Cobra Golf is a sports equipment manufacturing company based in Carlsbad, California, focused on golf equipment, producing a wide range of golf clubs. The company is currently a subsidiary of Puma.

== History ==
=== Origin ===
The company was founded in 1973 by Thomas L. Crow, winner of the 1961 Australian amateur golf championship. He was inspired by the notion that golfers in the United States typically bought clubs at a whim, with the hopes that they may make their game better. Cobra produced one of the first utility clubs, the "Baffler" –introduced in 1980– long before the use of such clubs became popular. Cobra was dedicated to the average golfer, especially ladies and seniors which makes it understandable that is also the first U.S. club manufacturer to sell stock graphite-shafted woods and irons that are known for being lighter clubs. In five years, Cobra Golf was selling about $4.5 million worth of these clubs annually.

In 1994 King Cobra oversized irons became the best selling irons in golf, making Cobra synonymous with oversized irons. The company was acquired in 1996 by American Brands Inc. (later known as Fortune Brands) and was grouped together under the Acushnet Company umbrella. In 2010, Cobra was acquired by Puma SE.

In 1999 Cobra introduced Dista golf balls intended to maximize distance for all players with multiple swing speed models offered.  "[In 2005] Cobra drivers rank No. 1 in Overall Driver Satisfaction Ratings in both 2003 and 2004, according to Darrell Survey U.S. Consumer Research, a leading independent golf consumer research company."

=== Marketing===
Between 1989 and 1993, the company grew from $20 million to $56 million in annual sales thanks to aggressive marketing that included endorsements with leading players such as Hale Irwin, Beth Daniel and Greg Norman. Cobra's relationship with former world number one Norman lasted for many years. Other leading professionals to have endorsement deals with Cobra include Rickie Fowler, Lexi Thompson, Max Homa, Gary Woodland and Justin Suh.

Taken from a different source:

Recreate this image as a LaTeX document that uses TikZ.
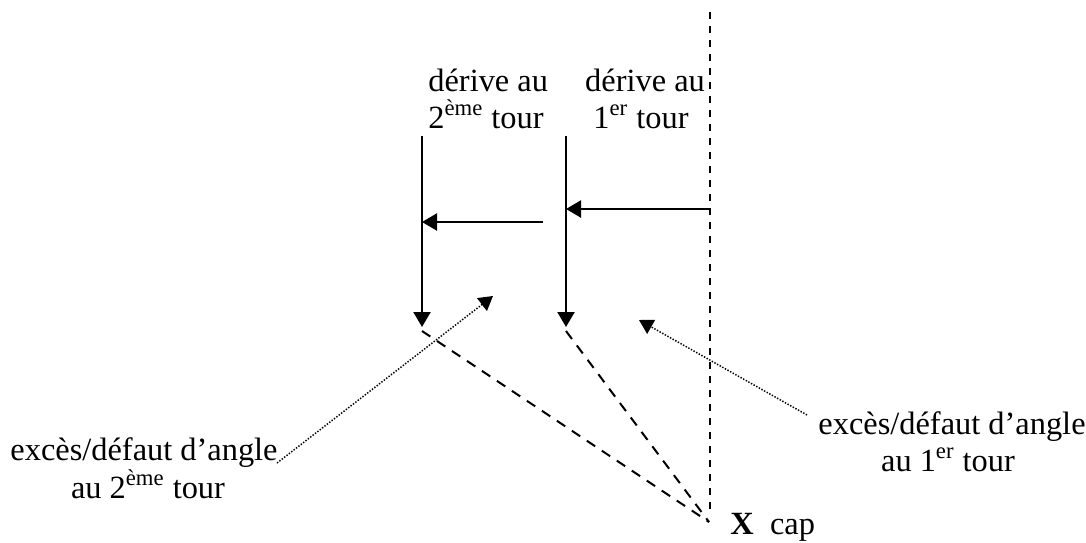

In February 2014, Cobra Golf signed a multi-year partnership with the PGA Tour's Honda Classic, making it one of the lead sponsors of the event. In 2016 Cobra Golf partnered with Flying Tee, a golf driving range and simulation venue, to provide the official equipment and apparel.

== Products ==
Cobra markets a full range of golf clubs including; drivers, fairways, hybrids, irons, wedges, utility irons, etc.